Whitlock was perhaps already the world’s most impressive runner. And then he went much further than that.
I saw Ed on the course yesterday and he was smiling. Granted, this was in the early stages of the marathon race, but still: anyone approaching Whitlock at the Expo would’ve have seen a genial older gentleman, resplendent in a slim-fitting grey suit, eagerly listening to the other speakers and spending time with anyone who wanted a photograph. He doesn’t look like an elite athlete. But don’t be mislead. Whitlock has the dedication that runners half his age (three times?) long for. Running is his passion. It’s his north star. It’s his heart. He’s been through injury and personal setbacks, the same life dramas as everyone else — except, at 85, he’s taken more than his fair share of blows. Many times it seemed like his career was over and when we interviewed him last year, he wasn’t sure if he’d ever run the marathon again.
Asked to explain his famous running style, in which he runs three hours through the cemetery near his home, he said in his martini dry fashion: “You go the cemetery and by comparison to everyone else there, you’re in good shape.”
Whitlock doesn’t have a shoe sponsor. When asked about the vintage of his sneakers and his singlet, he said they were, “very well-worn.” I asked him three tips for having a long running career and he said quickly that you need good genes and good knees, and when I said that makes his talent sound arbitrary, he said: “Have a lot of patience. Have time to waste.”
He was asked how he felt going into Sunday’s race. “Apprehensive,” he said.
What’s your plan to get over that apprehension, I asked. “Get to the start line, I guess,” he said.
What do you think about when you run? “When will this be over.”

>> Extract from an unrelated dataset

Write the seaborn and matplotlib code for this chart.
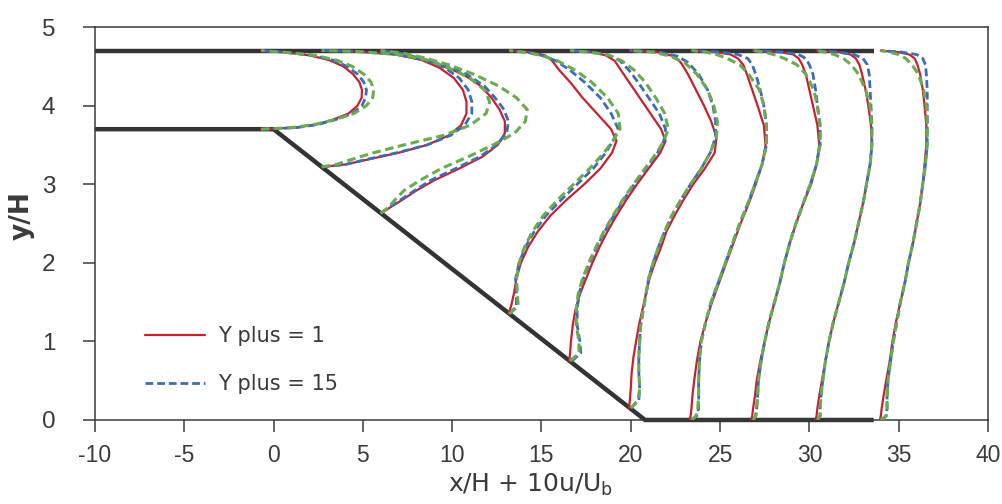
import matplotlib
matplotlib.use('Agg')
import matplotlib.pyplot as plt
from matplotlib.lines import Line2D
import pandas as pd
import seaborn as sns

# channel walls
wall_top_x = [-10, 33.6]
wall_top_y = [4.7, 4.7]
wall_low_x = [-10, 0, 20.8, 33.6]
wall_low_y = [3.7, 3.7, 0, 0]

# velocity profiles, x = x/H + 10u/Ub
st1_y = [3.70, 3.72, 3.76, 3.82, 3.90, 4.00, 4.10, 4.20, 4.30, 4.40, 4.50, 4.58, 4.64, 4.68, 4.70]
st1_red = [-0.7, 1.2, 2.4, 3.3, 4.2, 4.7, 4.93, 4.95, 4.8, 4.45, 3.9, 3.1, 2.0, 0.5, -0.7]
st1_blue = [-0.7, 1.3, 2.5, 3.45, 4.4, 4.95, 5.15, 5.2, 5.05, 4.7, 4.1, 3.3, 2.2, 0.6, -0.7]
st1_green = [-0.7, 1.0, 2.3, 3.4, 4.5, 5.2, 5.55, 5.6, 5.45, 5.05, 4.4, 3.5, 2.3, 0.6, -0.7]

st2_y = [3.22, 3.25, 3.31, 3.40, 3.50, 3.62, 3.75, 3.90, 4.05, 4.20, 4.35, 4.48, 4.58, 4.65, 4.69, 4.70]
st2_red = [2.7, 4.0, 5.2, 7.0, 8.6, 9.8, 10.5, 10.8, 10.8, 10.6, 10.1, 9.3, 8.3, 6.8, 4.5, 2.7]
st2_blue = [2.7, 4.0, 5.1, 6.9, 8.6, 9.9, 10.7, 11.1, 11.1, 10.9, 10.4, 9.6, 8.5, 7.0, 4.6, 2.7]
st2_green = [2.7, 3.5, 4.3, 5.6, 7.3, 9.5, 11.0, 11.9, 12.1, 11.8, 11.0, 9.8, 8.6, 7.0, 4.6, 2.7]

st3_y = [2.63, 2.70, 2.80, 2.92, 3.05, 3.20, 3.35, 3.50, 3.65, 3.80, 3.95, 4.10, 4.25, 4.40, 4.52, 4.61, 4.67, 4.70]
st3_red = [6.0, 6.5, 7.2, 8.0, 9.0, 10.4, 11.7, 12.55, 12.95, 12.95, 12.65, 12.2, 11.6, 10.6, 9.3, 7.9, 6.9, 6.0]
st3_blue = [6.0, 6.45, 7.1, 7.9, 8.8, 10.2, 11.55, 12.5, 13.05, 13.15, 12.9, 12.4, 11.8, 10.8, 9.5, 8.1, 7.0, 6.0]
st3_green = [6.0, 6.4, 6.8, 7.3, 8.2, 9.4, 10.9, 12.3, 13.5, 14.1, 14.2, 13.6, 12.6, 11.2, 9.8, 8.4, 7.2, 6.0]

st4_y = [1.35, 1.45, 1.60, 1.80, 2.00, 2.20, 2.40, 2.60, 2.80, 3.00, 3.20, 3.40, 3.55, 3.70, 3.90,
         4.10, 4.30, 4.45, 4.57, 4.64, 4.68, 4.70]
st4_red = [13.15, 13.3, 13.45, 13.6, 13.85, 14.25, 14.8, 15.5, 16.4, 17.4, 18.3, 18.95, 19.2, 18.9, 18.1,
           17.3, 16.6, 16.0, 15.6, 15.2, 14.4, 13.2]
st4_blue = [13.2, 13.6, 13.6, 13.55, 13.75, 14.1, 14.6, 15.25, 16.1, 17.0, 17.9, 18.6, 19.0, 19.3, 18.9,
            18.3, 17.4, 16.6, 15.8, 15.0, 14.2, 13.2]
st4_green = [13.2, 13.7, 13.65, 13.6, 13.75, 14.05, 14.5, 15.1, 15.9, 16.8, 17.7, 18.5, 19.0, 19.4, 19.3,
             18.7, 17.8, 16.9, 15.9, 15.0, 14.0, 13.2]

st5_y = [0.75, 0.85, 1.00, 1.20, 1.40, 1.60, 1.80, 2.00, 2.20, 2.40, 2.60, 2.80, 3.00, 3.20, 3.40, 3.55,
         3.70, 3.90, 4.10, 4.30, 4.45, 4.57, 4.64, 4.68, 4.70]
st5_red = [16.55, 16.6, 16.65, 16.75, 16.9, 17.15, 17.5, 17.85, 18.25, 18.7, 19.2, 19.75, 20.35, 21.0, 21.65,
           21.95, 21.7, 21.1, 20.5, 19.9, 19.45, 19.1, 18.6, 17.8, 16.6]
st5_blue = [16.7, 17.2, 17.15, 17.0, 17.0, 17.1, 17.35, 17.7, 18.1, 18.55, 19.05, 19.6, 20.2, 20.85, 21.5,
            21.85, 21.95, 21.6, 21.0, 20.4, 19.9, 19.4, 18.8, 17.9, 16.6]
st5_green = [16.6, 17.1, 17.1, 16.95, 16.95, 17.05, 17.3, 17.65, 18.05, 18.5, 19.0, 19.55, 20.15, 20.8, 21.45,
             21.85, 22.1, 21.9, 21.4, 20.8, 20.2, 19.5, 18.8, 17.7, 16.6]

st6_y = [0.15, 0.25, 0.40, 0.60, 0.80, 1.00, 1.20, 1.40, 1.60, 1.80, 2.00, 2.20, 2.40, 2.60, 2.80, 3.00,
         3.20, 3.40, 3.60, 3.80, 4.00, 4.20, 4.40, 4.55, 4.63, 4.68, 4.70]
st6_red = [19.9, 19.95, 20.0, 20.05, 20.15, 20.3, 20.45, 20.65, 20.85, 21.05, 21.35, 21.7, 22.0, 22.45, 22.95,
           23.5, 24.15, 24.7, 24.8, 24.5, 24.1, 23.65, 23.2, 22.8, 22.4, 21.5, 19.95]
st6_blue = [20.0, 20.45, 20.5, 20.45, 20.45, 20.5, 20.55, 20.7, 20.85, 21.0, 21.25, 21.55, 21.9, 22.3, 22.8,
            23.35, 23.95, 24.45, 24.75, 24.75, 24.6, 24.3, 23.8, 23.2, 22.6, 21.6, 19.95]
st6_green = [20.0, 20.4, 20.5, 20.45, 20.45, 20.5, 20.55, 20.7, 20.85, 21.0, 21.25, 21.55, 21.9, 22.3, 22.8,
             23.35, 23.95, 24.45, 24.8, 24.85, 24.65, 24.3, 23.7, 23.0, 22.2, 21.3, 19.95]

# stations 7-10 sit on the flat floor
y_flat = [0.00, 0.05, 0.15, 0.30, 0.50, 0.75, 1.00, 1.25, 1.50, 1.75, 2.00, 2.25, 2.50, 2.75, 3.00, 3.25,
          3.50, 3.75, 4.00, 4.20, 4.40, 4.52, 4.60, 4.65, 4.68, 4.70]
st7_red = [23.3, 23.35, 23.4, 23.45, 23.55, 23.7, 23.9, 24.2, 24.55, 24.95, 25.35, 25.75, 26.15, 26.6, 27.0,
           27.35, 27.55, 27.45, 27.1, 26.8, 26.5, 26.3, 26.0, 25.6, 24.8, 23.4]
st7_blue = [23.4, 23.7, 23.8, 23.8, 23.8, 23.85, 23.95, 24.2, 24.5, 24.9, 25.3, 25.7, 26.1, 26.55, 26.95,
            27.35, 27.6, 27.6, 27.45, 27.25, 27.0, 26.8, 26.55, 26.0, 25.0, 23.4]
st7_green = [23.4, 23.65, 23.75, 23.8, 23.8, 23.85, 23.95, 24.2, 24.5, 24.9, 25.3, 25.7, 26.1, 26.55, 26.95,
             27.35, 27.6, 27.6, 27.45, 27.2, 26.6, 26.1, 25.4, 24.8, 24.2, 23.4]

st8_red = [26.75, 26.8, 26.85, 26.95, 27.05, 27.25, 27.5, 27.75, 28.05, 28.35, 28.6, 28.9, 29.25, 29.65, 30.1,
           30.4, 30.55, 30.45, 30.2, 30.0, 29.8, 29.6, 29.4, 29.1, 28.4, 26.85]
st8_blue = [26.85, 27.0, 27.05, 27.1, 27.15, 27.3, 27.5, 27.75, 28.05, 28.35, 28.6, 28.9, 29.25, 29.65, 30.05,
            30.4, 30.6, 30.6, 30.45, 30.35, 30.2, 30.0, 29.8, 29.4, 28.6, 26.85]
st8_green = [26.85, 27.0, 27.05, 27.1, 27.15, 27.3, 27.5, 27.75, 28.05, 28.35, 28.6, 28.9, 29.25, 29.65, 30.05,
             30.4, 30.6, 30.6, 30.45, 30.25, 29.8, 29.3, 28.6, 28.0, 27.5, 26.85]

st9_red = [30.35, 30.4, 30.45, 30.55, 30.7, 30.9, 31.1, 31.35, 31.65, 31.95, 32.2, 32.5, 32.75, 33.0, 33.2,
           33.4, 33.5, 33.45, 33.3, 33.15, 32.95, 32.8, 32.6, 32.3, 31.7, 30.4]
st9_blue = [30.45, 30.6, 30.6, 30.65, 30.75, 30.9, 31.1, 31.35, 31.65, 31.95, 32.2, 32.5, 32.75, 33.0, 33.2,
            33.4, 33.5, 33.5, 33.45, 33.4, 33.35, 33.25, 33.0, 32.5, 31.6, 30.4]
st9_green = [30.45, 30.6, 30.6, 30.65, 30.75, 30.9, 31.1, 31.35, 31.65, 31.95, 32.2, 32.5, 32.75, 33.0, 33.2,
             33.4, 33.5, 33.5, 33.4, 33.15, 32.75, 32.35, 31.9, 31.4, 30.9, 30.4]

st10_red = [33.95, 34.0, 34.05, 34.15, 34.3, 34.5, 34.65, 34.85, 35.1, 35.35, 35.55, 35.8, 36.0, 36.2, 36.35,
            36.45, 36.55, 36.55, 36.45, 36.35, 36.2, 36.05, 35.9, 35.6, 35.0, 34.0]
st10_blue = [34.0, 34.3, 34.35, 34.35, 34.4, 34.55, 34.7, 34.9, 35.1, 35.35, 35.55, 35.8, 36.0, 36.2, 36.35,
             36.5, 36.6, 36.6, 36.6, 36.6, 36.55, 36.5, 36.35, 36.0, 35.2, 34.0]
st10_green = [34.0, 34.3, 34.35, 34.35, 34.4, 34.55, 34.7, 34.9, 35.1, 35.35, 35.55, 35.8, 36.0, 36.2, 36.35,
              36.5, 36.6, 36.6, 36.55, 36.4, 36.1, 35.75, 35.4, 35.0, 34.5, 34.0]

xticks = [-10, -5, 0, 5, 10, 15, 20, 25, 30, 35, 40]
xtick_labels = ['-10', '-5', '0', '5', '10', '15', '20', '25', '30', '35', '40']
yticks = [0, 1, 2, 3, 4, 5]
ytick_labels = ['0', '1', '2', '3', '4', '5']
legend_labels = ['Y plus = 1', 'Y plus = 15']

profiles = [
    (st1_y, st1_red, st1_blue, st1_green),
    (st2_y, st2_red, st2_blue, st2_green),
    (st3_y, st3_red, st3_blue, st3_green),
    (st4_y, st4_red, st4_blue, st4_green),
    (st5_y, st5_red, st5_blue, st5_green),
    (st6_y, st6_red, st6_blue, st6_green),
    (y_flat, st7_red, st7_blue, st7_green),
    (y_flat, st8_red, st8_blue, st8_green),
    (y_flat, st9_red, st9_blue, st9_green),
    (y_flat, st10_red, st10_blue, st10_green),
]

RED = '#c8202f'
BLUE = '#3a6db5'
GREEN = '#6aab50'
WALL = '#323434'
INK = '#3a3a3a'


def build_frame():
    recs = []
    for i, (ys, xr, xb, xg) in enumerate(profiles):
        for name, xs in (('red', xr), ('blue', xb), ('green', xg)):
            for k, (xv, yv) in enumerate(zip(xs, ys)):
                recs.append({'station': i, 'series': name, 'order': k, 'x': xv, 'y': yv})
    return pd.DataFrame(recs)


def main():
    df = build_frame()

    sns.set_style('ticks')
    plt.rcParams['font.family'] = ['DejaVu Sans']
    tickfont = ['Liberation Sans', 'DejaVu Sans']

    fig = plt.figure(figsize=(10.03, 5.04), dpi=100)
    ax = fig.add_axes([0.0947, 0.1667, 0.8903, 0.7797])

    # walls
    ax.plot(wall_top_x, wall_top_y, color=WALL, lw=3.2, solid_capstyle='butt', clip_on=False, zorder=2)
    ax.plot(wall_low_x, wall_low_y, color=WALL, lw=3.2, solid_capstyle='butt',
            solid_joinstyle='miter', clip_on=False, zorder=2)

    styles = [
        ('red', RED, 1.6, '-'),
        ('blue', BLUE, 2.0, (0, (2.8, 1.4))),
        ('green', GREEN, 2.2, (0, (2.8, 1.5))),
    ]
    for name, col, lw, ls in styles:
        sub = df[df['series'] == name]
        sns.lineplot(data=sub, x='x', y='y', units='station', estimator=None, sort=False,
                     color=col, lw=lw, linestyle=ls, legend=False, ax=ax, zorder=3)

    ax.set_xlim(-10, 40)
    ax.set_ylim(0, 5)
    for sp in ax.spines.values():
        sp.set_color(INK)
        sp.set_linewidth(1.1)

    ax.set_xticks(xticks)
    ax.set_xticklabels(xtick_labels, fontfamily=tickfont, fontsize=16.5, color=INK)
    ax.set_yticks(yticks)
    ax.set_yticklabels(ytick_labels, fontfamily=tickfont, fontsize=17.5, color=INK)
    ax.tick_params(axis='both', direction='out', length=8.6, width=1.1, color=INK)
    ax.tick_params(axis='x', pad=9)
    ax.tick_params(axis='y', pad=20)

    ax.set_xlabel('x/H + 10u/U$_\\mathrm{b}$', fontsize=18, color=INK)
    ax.xaxis.set_label_coords(0.488, -0.132)
    ax.set_ylabel('y/H', fontsize=19, fontweight='bold', color=INK)
    ax.yaxis.set_label_coords(-0.068, 0.52)

    handles = [Line2D([], [], color=RED, lw=1.6),
               Line2D([], [], color=BLUE, lw=2.0, linestyle=(0, (2.8, 1.4)))]
    ax.legend(handles, legend_labels, loc='lower left', bbox_to_anchor=(0.056, 0.066),
              frameon=False, fontsize=15, handlelength=2.9, handletextpad=0.6,
              labelspacing=1.35, borderpad=0, borderaxespad=0, labelcolor=INK)

    fig.savefig('out.png', dpi=100)


if __name__ == '__main__':
    main()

In a sport where we have any number of heroes, like Eric Gillis, Krista DuChene, Lanni Marchant, Reid Coolsaet and Rachel Hannah, who not only run fast, but are delightful, offering encouraging words to runners who applaud their grit. Ed Whitlock stands apart. At 85, he just broke another record. In our cover story, after the writer pleaded with Whitlock for some kind of insight into his singular greatness, Whitlock finally gave a straight answer.
How does he do it?
“I have a great deal of what you might call perseverance, I guess.”